DIRECTIONS
Below is a listing to transcribe in full and exactly; keep the pictures out.

-- DATASET SECTION start --

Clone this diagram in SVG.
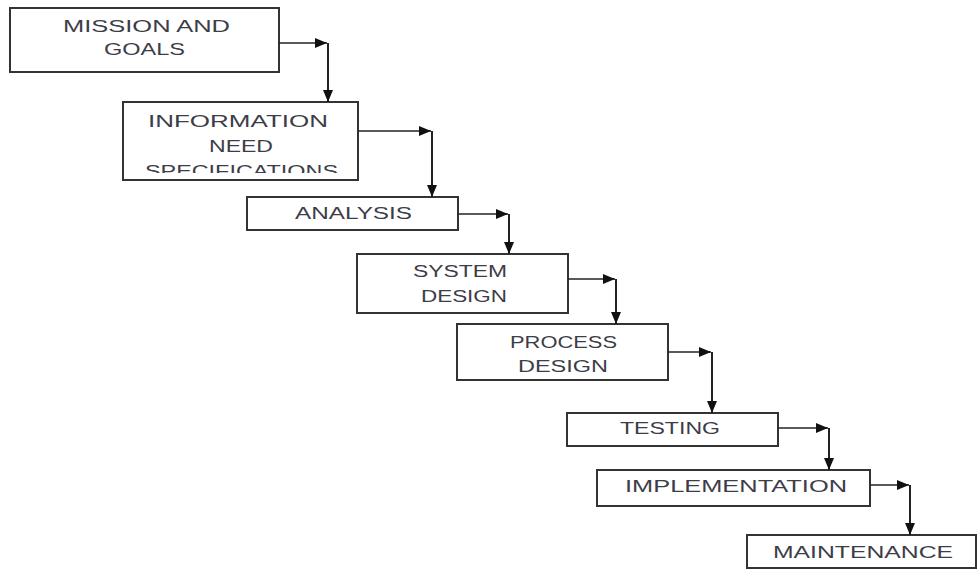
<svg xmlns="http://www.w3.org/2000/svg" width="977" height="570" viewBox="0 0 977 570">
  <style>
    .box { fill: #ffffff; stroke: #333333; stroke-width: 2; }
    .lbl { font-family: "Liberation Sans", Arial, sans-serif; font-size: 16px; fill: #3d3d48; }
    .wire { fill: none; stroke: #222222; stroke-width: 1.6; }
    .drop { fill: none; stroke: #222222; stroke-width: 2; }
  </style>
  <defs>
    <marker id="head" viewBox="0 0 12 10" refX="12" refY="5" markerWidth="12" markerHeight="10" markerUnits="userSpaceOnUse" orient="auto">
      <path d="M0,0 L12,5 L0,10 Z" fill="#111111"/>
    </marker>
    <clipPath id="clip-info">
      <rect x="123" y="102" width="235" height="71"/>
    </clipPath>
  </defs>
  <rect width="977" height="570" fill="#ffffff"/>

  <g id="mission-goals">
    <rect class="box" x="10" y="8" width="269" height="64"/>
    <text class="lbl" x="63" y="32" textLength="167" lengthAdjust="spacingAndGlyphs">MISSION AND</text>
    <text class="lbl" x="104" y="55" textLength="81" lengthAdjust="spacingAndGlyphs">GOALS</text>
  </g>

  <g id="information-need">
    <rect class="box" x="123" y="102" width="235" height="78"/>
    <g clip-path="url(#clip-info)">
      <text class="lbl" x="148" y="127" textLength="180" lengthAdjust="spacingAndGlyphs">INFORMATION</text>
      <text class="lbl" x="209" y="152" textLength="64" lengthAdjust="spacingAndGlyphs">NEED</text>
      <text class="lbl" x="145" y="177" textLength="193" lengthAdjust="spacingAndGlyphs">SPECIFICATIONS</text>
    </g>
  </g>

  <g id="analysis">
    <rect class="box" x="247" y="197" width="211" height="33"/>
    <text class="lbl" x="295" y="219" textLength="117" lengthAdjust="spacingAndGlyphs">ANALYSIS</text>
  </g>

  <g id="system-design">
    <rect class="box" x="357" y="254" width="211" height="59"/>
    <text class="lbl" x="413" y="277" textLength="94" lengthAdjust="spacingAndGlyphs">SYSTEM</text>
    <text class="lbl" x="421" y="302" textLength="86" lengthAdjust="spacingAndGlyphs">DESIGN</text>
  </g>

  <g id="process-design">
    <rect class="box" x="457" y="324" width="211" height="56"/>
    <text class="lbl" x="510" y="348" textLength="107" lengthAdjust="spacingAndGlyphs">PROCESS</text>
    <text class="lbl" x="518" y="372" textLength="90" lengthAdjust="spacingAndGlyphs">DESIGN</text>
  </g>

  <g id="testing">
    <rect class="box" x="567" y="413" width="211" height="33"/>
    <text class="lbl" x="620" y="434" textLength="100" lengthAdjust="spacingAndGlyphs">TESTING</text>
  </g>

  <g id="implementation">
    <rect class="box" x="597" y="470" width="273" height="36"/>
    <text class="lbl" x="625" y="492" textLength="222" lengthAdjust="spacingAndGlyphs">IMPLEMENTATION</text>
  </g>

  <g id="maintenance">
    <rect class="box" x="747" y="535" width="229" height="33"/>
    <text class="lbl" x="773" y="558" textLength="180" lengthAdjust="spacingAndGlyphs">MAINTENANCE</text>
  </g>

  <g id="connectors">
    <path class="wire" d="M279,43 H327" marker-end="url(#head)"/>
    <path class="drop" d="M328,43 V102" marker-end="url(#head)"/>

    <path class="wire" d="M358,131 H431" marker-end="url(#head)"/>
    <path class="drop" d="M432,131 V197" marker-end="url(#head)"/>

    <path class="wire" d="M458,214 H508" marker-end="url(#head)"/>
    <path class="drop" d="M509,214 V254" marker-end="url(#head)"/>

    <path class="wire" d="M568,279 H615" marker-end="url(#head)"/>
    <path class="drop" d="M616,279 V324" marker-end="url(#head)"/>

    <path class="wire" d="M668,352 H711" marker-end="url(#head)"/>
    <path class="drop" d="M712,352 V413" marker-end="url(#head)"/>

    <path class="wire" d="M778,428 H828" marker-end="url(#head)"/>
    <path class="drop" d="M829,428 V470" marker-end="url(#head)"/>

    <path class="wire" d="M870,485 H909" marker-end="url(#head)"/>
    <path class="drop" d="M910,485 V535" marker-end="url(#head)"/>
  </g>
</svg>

-- DATASET SECTION end --

SOLUTION TO THE PROBLEM
Clone this diagram in SVG.
<svg xmlns="http://www.w3.org/2000/svg" width="977" height="570" viewBox="0 0 977 570">
  <style>
    .box { fill: #ffffff; stroke: #333333; stroke-width: 2; }
    .lbl { font-family: "Liberation Sans", Arial, sans-serif; font-size: 16px; fill: #3d3d48; }
    .wire { fill: none; stroke: #222222; stroke-width: 1.6; }
    .drop { fill: none; stroke: #222222; stroke-width: 2; }
  </style>
  <defs>
    <marker id="head" viewBox="0 0 12 10" refX="12" refY="5" markerWidth="12" markerHeight="10" markerUnits="userSpaceOnUse" orient="auto">
      <path d="M0,0 L12,5 L0,10 Z" fill="#111111"/>
    </marker>
    <clipPath id="clip-info">
      <rect x="123" y="102" width="235" height="71"/>
    </clipPath>
  </defs>
  <rect width="977" height="570" fill="#ffffff"/>

  <g id="mission-goals">
    <rect class="box" x="10" y="8" width="269" height="64"/>
    <text class="lbl" x="63" y="32" textLength="167" lengthAdjust="spacingAndGlyphs">MISSION AND</text>
    <text class="lbl" x="104" y="55" textLength="81" lengthAdjust="spacingAndGlyphs">GOALS</text>
  </g>

  <g id="information-need">
    <rect class="box" x="123" y="102" width="235" height="78"/>
    <g clip-path="url(#clip-info)">
      <text class="lbl" x="148" y="127" textLength="180" lengthAdjust="spacingAndGlyphs">INFORMATION</text>
      <text class="lbl" x="209" y="152" textLength="64" lengthAdjust="spacingAndGlyphs">NEED</text>
      <text class="lbl" x="145" y="177" textLength="193" lengthAdjust="spacingAndGlyphs">SPECIFICATIONS</text>
    </g>
  </g>

  <g id="analysis">
    <rect class="box" x="247" y="197" width="211" height="33"/>
    <text class="lbl" x="295" y="219" textLength="117" lengthAdjust="spacingAndGlyphs">ANALYSIS</text>
  </g>

  <g id="system-design">
    <rect class="box" x="357" y="254" width="211" height="59"/>
    <text class="lbl" x="413" y="277" textLength="94" lengthAdjust="spacingAndGlyphs">SYSTEM</text>
    <text class="lbl" x="421" y="302" textLength="86" lengthAdjust="spacingAndGlyphs">DESIGN</text>
  </g>

  <g id="process-design">
    <rect class="box" x="457" y="324" width="211" height="56"/>
    <text class="lbl" x="510" y="348" textLength="107" lengthAdjust="spacingAndGlyphs">PROCESS</text>
    <text class="lbl" x="518" y="372" textLength="90" lengthAdjust="spacingAndGlyphs">DESIGN</text>
  </g>

  <g id="testing">
    <rect class="box" x="567" y="413" width="211" height="33"/>
    <text class="lbl" x="620" y="434" textLength="100" lengthAdjust="spacingAndGlyphs">TESTING</text>
  </g>

  <g id="implementation">
    <rect class="box" x="597" y="470" width="273" height="36"/>
    <text class="lbl" x="625" y="492" textLength="222" lengthAdjust="spacingAndGlyphs">IMPLEMENTATION</text>
  </g>

  <g id="maintenance">
    <rect class="box" x="747" y="535" width="229" height="33"/>
    <text class="lbl" x="773" y="558" textLength="180" lengthAdjust="spacingAndGlyphs">MAINTENANCE</text>
  </g>

  <g id="connectors">
    <path class="wire" d="M279,43 H327" marker-end="url(#head)"/>
    <path class="drop" d="M328,43 V102" marker-end="url(#head)"/>

    <path class="wire" d="M358,131 H431" marker-end="url(#head)"/>
    <path class="drop" d="M432,131 V197" marker-end="url(#head)"/>

    <path class="wire" d="M458,214 H508" marker-end="url(#head)"/>
    <path class="drop" d="M509,214 V254" marker-end="url(#head)"/>

    <path class="wire" d="M568,279 H615" marker-end="url(#head)"/>
    <path class="drop" d="M616,279 V324" marker-end="url(#head)"/>

    <path class="wire" d="M668,352 H711" marker-end="url(#head)"/>
    <path class="drop" d="M712,352 V413" marker-end="url(#head)"/>

    <path class="wire" d="M778,428 H828" marker-end="url(#head)"/>
    <path class="drop" d="M829,428 V470" marker-end="url(#head)"/>

    <path class="wire" d="M870,485 H909" marker-end="url(#head)"/>
    <path class="drop" d="M910,485 V535" marker-end="url(#head)"/>
  </g>
</svg>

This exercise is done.